| Required task |
Will you output the lines between the ones holding "Give me the" and "const xMin = -3.5, xMax", inclusive, exactly as they stand, and only those lines, with the pictures left out?

BEGIN Excerpted records

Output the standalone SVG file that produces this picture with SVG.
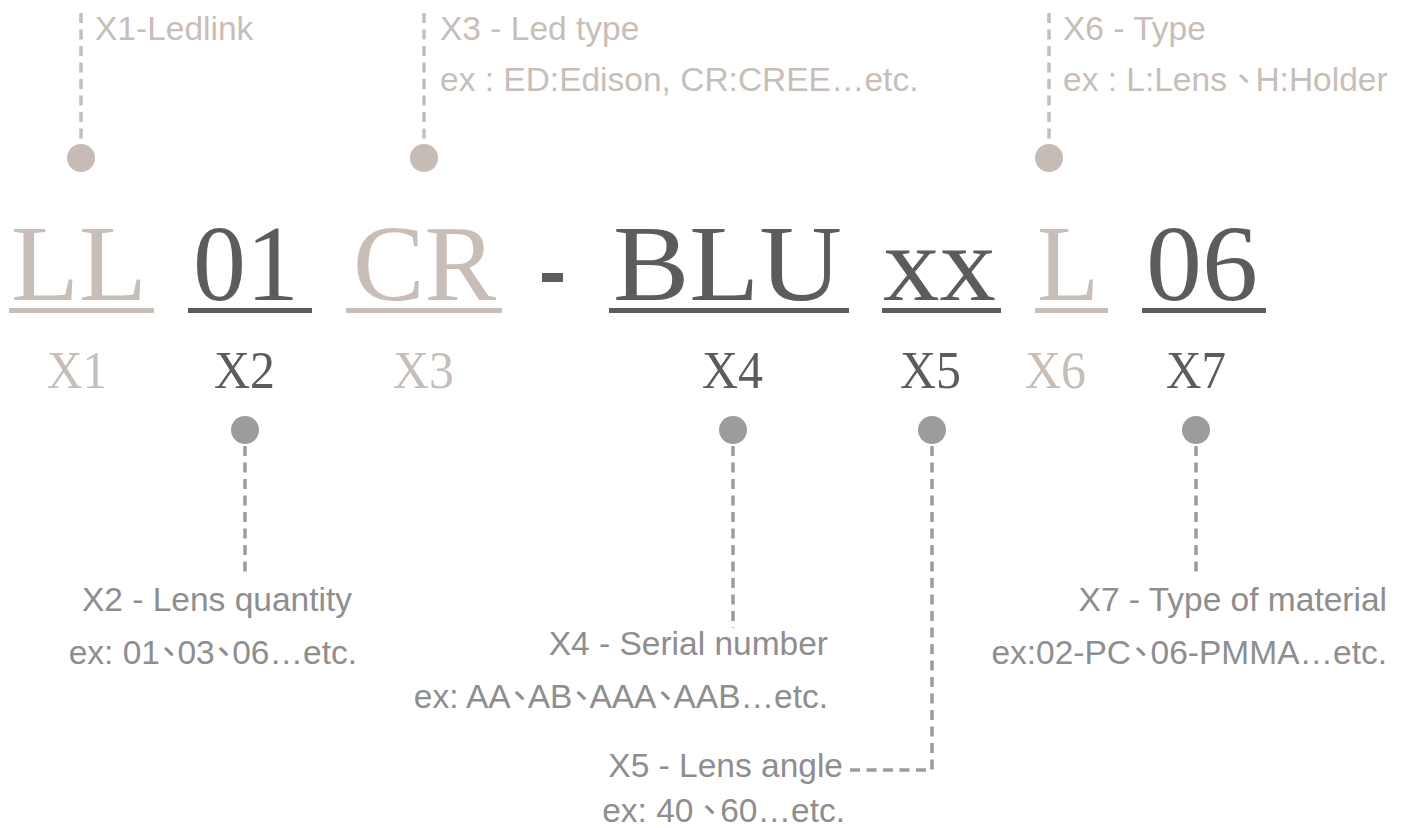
<svg xmlns="http://www.w3.org/2000/svg" width="1407" height="828" viewBox="0 0 1407 828">
<style>
.big{font-family:"Liberation Serif","Times New Roman",serif;font-size:107px}
.lbl{font-family:"Liberation Serif","Times New Roman",serif;font-size:52px}
.beige{fill:#c8beb7}
.dark{fill:#5b5d5c}
.t{font-family:"Liberation Sans",Arial,"Noto Sans CJK TC",sans-serif;font-size:33.5px}
.tt{fill:#c8beb7}
.bt{fill:#8e8e8e}
.dl{stroke-width:3.5;fill:none;stroke-dasharray:10 6.5}
.dlt{stroke:#c8beb7}
.dlb{stroke:#9c9c9c}
.dt{fill:#c6bcb5}
.db{fill:#9c9c9c}
</style>
<rect width="1407" height="828" fill="#ffffff"/>
<g id="connectors">
<line class="dl dlt" x1="81" y1="13" x2="81" y2="143"/>
<line class="dl dlt" x1="424" y1="13" x2="424" y2="143"/>
<line class="dl dlt" x1="1049" y1="13" x2="1049" y2="143"/>
<line class="dl dlb" x1="245" y1="446" x2="245" y2="576"/>
<line class="dl dlb" x1="733" y1="446" x2="733" y2="628"/>
<polyline class="dl dlb" points="932,446 932,770 848,770"/>
<line class="dl dlb" x1="1196" y1="446" x2="1196" y2="576"/>
</g>
<g id="code">
<g id="seg-X1"><text class="big beige" x="11" y="300" textLength="136" lengthAdjust="spacingAndGlyphs">LL</text><rect class="beige" x="9" y="308" width="145" height="5"/><text class="lbl beige" x="47" y="388" textLength="60" lengthAdjust="spacingAndGlyphs">X1</text></g>
<g id="seg-X2"><text class="big dark" x="193" y="300" textLength="106" lengthAdjust="spacingAndGlyphs">01</text><rect class="dark" x="188" y="308" width="124" height="5"/><text class="lbl dark" x="214" y="388" textLength="61" lengthAdjust="spacingAndGlyphs">X2</text></g>
<g id="seg-X3"><text class="big beige" x="353" y="300" textLength="143" lengthAdjust="spacingAndGlyphs">CR</text><rect class="beige" x="346" y="308" width="156" height="5"/><text class="lbl beige" x="393" y="388" textLength="61" lengthAdjust="spacingAndGlyphs">X3</text></g>
<rect id="dash" class="dark" x="542" y="273" width="21" height="9"/>
<g id="seg-X4"><text class="big dark" x="613" y="300" textLength="229" lengthAdjust="spacingAndGlyphs">BLU</text><rect class="dark" x="609" y="308" width="240" height="5"/><text class="lbl dark" x="702" y="388" textLength="61" lengthAdjust="spacingAndGlyphs">X4</text></g>
<g id="seg-X5"><text class="big dark" x="883" y="300" textLength="113" lengthAdjust="spacingAndGlyphs">xx</text><rect class="dark" x="882" y="308" width="119" height="5"/><text class="lbl dark" x="900" y="388" textLength="61" lengthAdjust="spacingAndGlyphs">X5</text></g>
<g id="seg-X6"><text class="big beige" x="1037" y="300" textLength="62" lengthAdjust="spacingAndGlyphs">L</text><rect class="beige" x="1035" y="308" width="73" height="5"/><text class="lbl beige" x="1025" y="388" textLength="61" lengthAdjust="spacingAndGlyphs">X6</text></g>
<g id="seg-X7"><text class="big dark" x="1146" y="300" textLength="112" lengthAdjust="spacingAndGlyphs">06</text><rect class="dark" x="1142" y="308" width="124" height="5"/><text class="lbl dark" x="1166" y="388" textLength="60" lengthAdjust="spacingAndGlyphs">X7</text></g>
</g>
<g id="dots">
<circle class="dt" cx="81" cy="158" r="14"/>
<circle class="dt" cx="424" cy="158" r="14"/>
<circle class="dt" cx="1049" cy="158" r="14"/>
<circle class="db" cx="245" cy="430" r="14"/>
<circle class="db" cx="733" cy="430" r="14"/>
<circle class="db" cx="932" cy="430" r="14"/>
<circle class="db" cx="1196" cy="430" r="14"/>
</g>
<g id="note-X1"><text class="t tt" x="95" y="40">X1-Ledlink</text></g>
<g id="note-X3"><text class="t tt" x="440" y="40">X3 - Led type</text><text class="t tt" x="440" y="91">ex : ED:Edison, CR:CREE…etc.</text></g>
<g id="note-X6"><text class="t tt" x="1063" y="40">X6 - Type</text><text class="t tt" x="1063" y="91">ex : L:Lens<tspan dx="0">、</tspan><tspan dx="-5">H:Holder</tspan></text></g>
<g id="note-X2" text-anchor="end"><text class="t bt" x="352" y="611">X2 - Lens quantity</text><text class="t bt" x="357" y="664">ex: 01<tspan dx="-8">、</tspan><tspan dx="-8">03</tspan><tspan dx="-8">、</tspan><tspan dx="-8">06</tspan>…etc.</text></g>
<g id="note-X4" text-anchor="end"><text class="t bt" x="828" y="655">X4 - Serial number</text><text class="t bt" x="828" y="708">ex: AA<tspan dx="-8">、</tspan><tspan dx="-8.5">AB</tspan><tspan dx="-8">、</tspan><tspan dx="-8.5">AAA</tspan><tspan dx="-8">、</tspan><tspan dx="-8.5">AAB</tspan>…etc.</text></g>
<g id="note-X5" text-anchor="end"><text class="t bt" x="843" y="777">X5 - Lens angle</text><text class="t bt" x="845" y="822">ex: 40 <tspan dx="-10">、</tspan><tspan dx="-6">60</tspan>…etc.</text></g>
<g id="note-X7" text-anchor="end"><text class="t bt" x="1387" y="611">X7 - Type of material</text><text class="t bt" x="1387" y="664">ex:02-PC<tspan dx="-7">、</tspan><tspan dx="-7">06-PMMA</tspan>…etc.</text></g>
</svg>
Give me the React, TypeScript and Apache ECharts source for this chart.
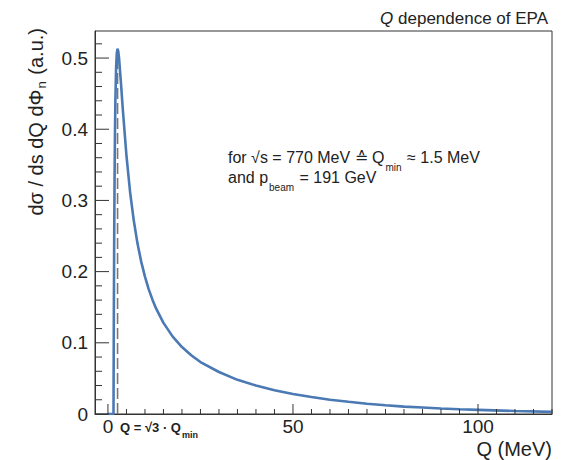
import React, { useEffect, useRef } from "react";
import * as echarts from "echarts";

// Q (MeV) and dσ/ds dQ dΦn (a.u.)
const qValues = [0, 1.5, 1.6, 1.7, 1.8, 1.9, 2.0, 2.2, 2.4, 2.6, 2.8, 3.0, 3.5, 4, 5, 6, 7, 8, 9, 10, 11, 12, 13, 15, 17.5, 20, 22.5, 25, 30, 35, 40, 45, 50, 55, 60, 65, 70, 75, 80, 85, 90, 95, 100, 110, 120];
const sigmaValues = [0, 0, 0.151, 0.26, 0.339, 0.396, 0.437, 0.486, 0.507, 0.513, 0.509, 0.5, 0.466, 0.429, 0.363, 0.311, 0.271, 0.239, 0.2137, 0.193, 0.1754, 0.161, 0.1483, 0.128, 0.1087, 0.094, 0.0825, 0.073, 0.059, 0.048, 0.04, 0.0335, 0.028, 0.0239, 0.02, 0.0171, 0.0145, 0.0122, 0.0103, 0.0091, 0.0077, 0.0066, 0.0058, 0.0042, 0.003];

// Dashed marker at Q = sqrt(3) * Qmin
const markerQ = [2.6, 2.6];
const markerSigma = [0, 0.513];

const xMajorTicks = [0, 50, 100];
const xMinorTicks = [5, 10, 15, 20, 25, 30, 35, 40, 45, 55, 60, 65, 70, 75, 80, 85, 90, 95, 105, 110, 115, 120];
const yMajorTicks = [0, 0.1, 0.2, 0.3, 0.4, 0.5];
const yMinorTicks = [0.02, 0.04, 0.06, 0.08, 0.12, 0.14, 0.16, 0.18, 0.22, 0.24, 0.26, 0.28, 0.32, 0.34, 0.36, 0.38, 0.42, 0.44, 0.46, 0.48, 0.52];

const FONT = "'Liberation Sans', Arial, Helvetica, sans-serif";
const AX = "#333";
const TXT = "#222";

export default function App() {
  const ref = useRef<HTMLDivElement>(null);
  useEffect(() => {
    document.body.style.margin = "0";
    const chart = echarts.init(ref.current!, undefined, { renderer: "svg" });
    const xMin = -3.5, xMax = 120, yMin = 0, yMax = 0.538;

    const tickSeries = (values: number[], dir: "x" | "y", len: number) => ({
      type: "custom",
      xAxisIndex: 0,
      yAxisIndex: 0,
      silent: true,
      clip: false,
      z: 5,
      data: values.map((v) => [v]),
      renderItem: (_p: any, api: any) => {
        const v = api.value(0);
        if (dir === "x") {
          const p = api.coord([v, yMin]);
          return { type: "line", shape: { x1: p[0], y1: p[1], x2: p[0], y2: p[1] - len }, style: { stroke: AX, lineWidth: 1 } };
        }
        const p = api.coord([xMin, v]);
        return { type: "line", shape: { x1: p[0], y1: p[1], x2: p[0] + len, y2: p[1] }, style: { stroke: AX, lineWidth: 1 } };
      },
    });

    chart.setOption({
      animation: false,
      grid: { left: 95, right: 9, top: 31, bottom: 46, containLabel: false, outerBoundsMode: "none", show: true, borderColor: AX, borderWidth: 1, backgroundColor: "transparent" },
      xAxis: {
        type: "value",
        min: xMin,
        max: xMax,
        position: "bottom",
        splitLine: { show: false },
        axisLine: { show: true, onZero: false, lineStyle: { color: AX, width: 1 } },
        axisTick: { show: false },
        axisLabel: { show: true, customValues: xMajorTicks, margin: 3, fontSize: 19, color: TXT, fontFamily: FONT },
      },
      yAxis: {
        type: "value",
        min: yMin,
        max: yMax,
        position: "left",
        splitLine: { show: false },
        axisLine: { show: true, onZero: false, lineStyle: { color: AX, width: 1 } },
        axisTick: { show: false },
        axisLabel: {
          show: true,
          customValues: yMajorTicks,
          margin: 7,
          fontSize: 19,
          color: TXT,
          fontFamily: FONT,
          formatter: (v: number) => (v === 0 ? "0" : v.toFixed(1)),
        },
      },
      series: [
        {
          type: "line",
          data: markerQ.map((q, i) => [q, markerSigma[i]]),
          showSymbol: false,
          symbol: "none",
          lineStyle: { color: "#7d7570", width: 1.6, type: [11, 4] },
          z: 2,
        },
        {
          type: "line",
          data: qValues.map((q, i) => [q, sigmaValues[i]]),
          showSymbol: false,
          symbol: "none",
          smooth: false,
          lineStyle: { color: "#4a79b4", width: 2.6 },
          z: 3,
        },
        tickSeries(xMajorTicks, "x", 10),
        tickSeries(xMinorTicks, "x", 5),
        tickSeries(yMajorTicks, "y", 14),
        tickSeries(yMinorTicks, "y", 7),
      ],
      graphic: [
        {
          type: "text",
          x: 548,
          y: 18,
          style: {
            text: "{i|Q}{r| dependence of EPA}",
            align: "right",
            verticalAlign: "middle",
            rich: {
              i: { fontSize: 17, fontFamily: FONT, fontStyle: "italic", fill: TXT },
              r: { fontSize: 17, fontFamily: FONT, fill: TXT },
            },
          },
        },
        {
          type: "text",
          x: 38,
          y: 28,
          rotation: Math.PI / 2,
          style: {
            text: "{m|dσ / ds dQ dΦ}{s|n}{m| (a.u.)}",
            align: "right",
            verticalAlign: "middle",
            rich: {
              m: { fontSize: 20, fontFamily: FONT, fill: TXT, lineHeight: 24, verticalAlign: "top" },
              s: { fontSize: 13, fontFamily: FONT, fill: TXT, lineHeight: 14, padding: [9, 1, 0, 1], verticalAlign: "top" },
            },
          },
        },
        {
          type: "text",
          x: 228,
          y: 149,
          style: {
            text: "{t|for √s = 770 MeV ≙ Q}{s|min}{t| ≈ 1.5 MeV}\n{t|and p}{s|beam}{t| = 191 GeV}",
            align: "left",
            verticalAlign: "top",
            rich: {
              t: { fontSize: 16, fontFamily: FONT, fill: TXT, lineHeight: 20, verticalAlign: "top" },
              s: { fontSize: 10, fontFamily: FONT, fill: TXT, lineHeight: 10, padding: [13, 1, 0, 1], verticalAlign: "top" },
            },
          },
        },
        {
          type: "text",
          x: 120,
          y: 421,
          style: {
            text: "{b|Q = √3 · Q}{bs|min}",
            align: "left",
            verticalAlign: "top",
            rich: {
              b: { fontSize: 13, fontFamily: FONT, fontWeight: "bold", fill: TXT, lineHeight: 16, verticalAlign: "top" },
              bs: { fontSize: 9, fontFamily: FONT, fontWeight: "bold", fill: TXT, lineHeight: 9, padding: [9, 0, 0, 1], verticalAlign: "top" },
            },
          },
        },
        {
          type: "text",
          x: 552,
          y: 449,
          style: {
            text: "Q (MeV)",
            align: "right",
            verticalAlign: "middle",
            fontSize: 20,
            fontFamily: FONT,
            fill: TXT,
          },
        },
      ],
    });
    return () => chart.dispose();
  }, []);
  return <div ref={ref} style={{ width: 561, height: 460 }} />;
}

END Excerpted records

| Exercise solution |
Give me the React, TypeScript and Apache ECharts source for this chart.
import React, { useEffect, useRef } from "react";
import * as echarts from "echarts";

// Q (MeV) and dσ/ds dQ dΦn (a.u.)
const qValues = [0, 1.5, 1.6, 1.7, 1.8, 1.9, 2.0, 2.2, 2.4, 2.6, 2.8, 3.0, 3.5, 4, 5, 6, 7, 8, 9, 10, 11, 12, 13, 15, 17.5, 20, 22.5, 25, 30, 35, 40, 45, 50, 55, 60, 65, 70, 75, 80, 85, 90, 95, 100, 110, 120];
const sigmaValues = [0, 0, 0.151, 0.26, 0.339, 0.396, 0.437, 0.486, 0.507, 0.513, 0.509, 0.5, 0.466, 0.429, 0.363, 0.311, 0.271, 0.239, 0.2137, 0.193, 0.1754, 0.161, 0.1483, 0.128, 0.1087, 0.094, 0.0825, 0.073, 0.059, 0.048, 0.04, 0.0335, 0.028, 0.0239, 0.02, 0.0171, 0.0145, 0.0122, 0.0103, 0.0091, 0.0077, 0.0066, 0.0058, 0.0042, 0.003];

// Dashed marker at Q = sqrt(3) * Qmin
const markerQ = [2.6, 2.6];
const markerSigma = [0, 0.513];

const xMajorTicks = [0, 50, 100];
const xMinorTicks = [5, 10, 15, 20, 25, 30, 35, 40, 45, 55, 60, 65, 70, 75, 80, 85, 90, 95, 105, 110, 115, 120];
const yMajorTicks = [0, 0.1, 0.2, 0.3, 0.4, 0.5];
const yMinorTicks = [0.02, 0.04, 0.06, 0.08, 0.12, 0.14, 0.16, 0.18, 0.22, 0.24, 0.26, 0.28, 0.32, 0.34, 0.36, 0.38, 0.42, 0.44, 0.46, 0.48, 0.52];

const FONT = "'Liberation Sans', Arial, Helvetica, sans-serif";
const AX = "#333";
const TXT = "#222";

export default function App() {
  const ref = useRef<HTMLDivElement>(null);
  useEffect(() => {
    document.body.style.margin = "0";
    const chart = echarts.init(ref.current!, undefined, { renderer: "svg" });
    const xMin = -3.5, xMax = 120, yMin = 0, yMax = 0.538;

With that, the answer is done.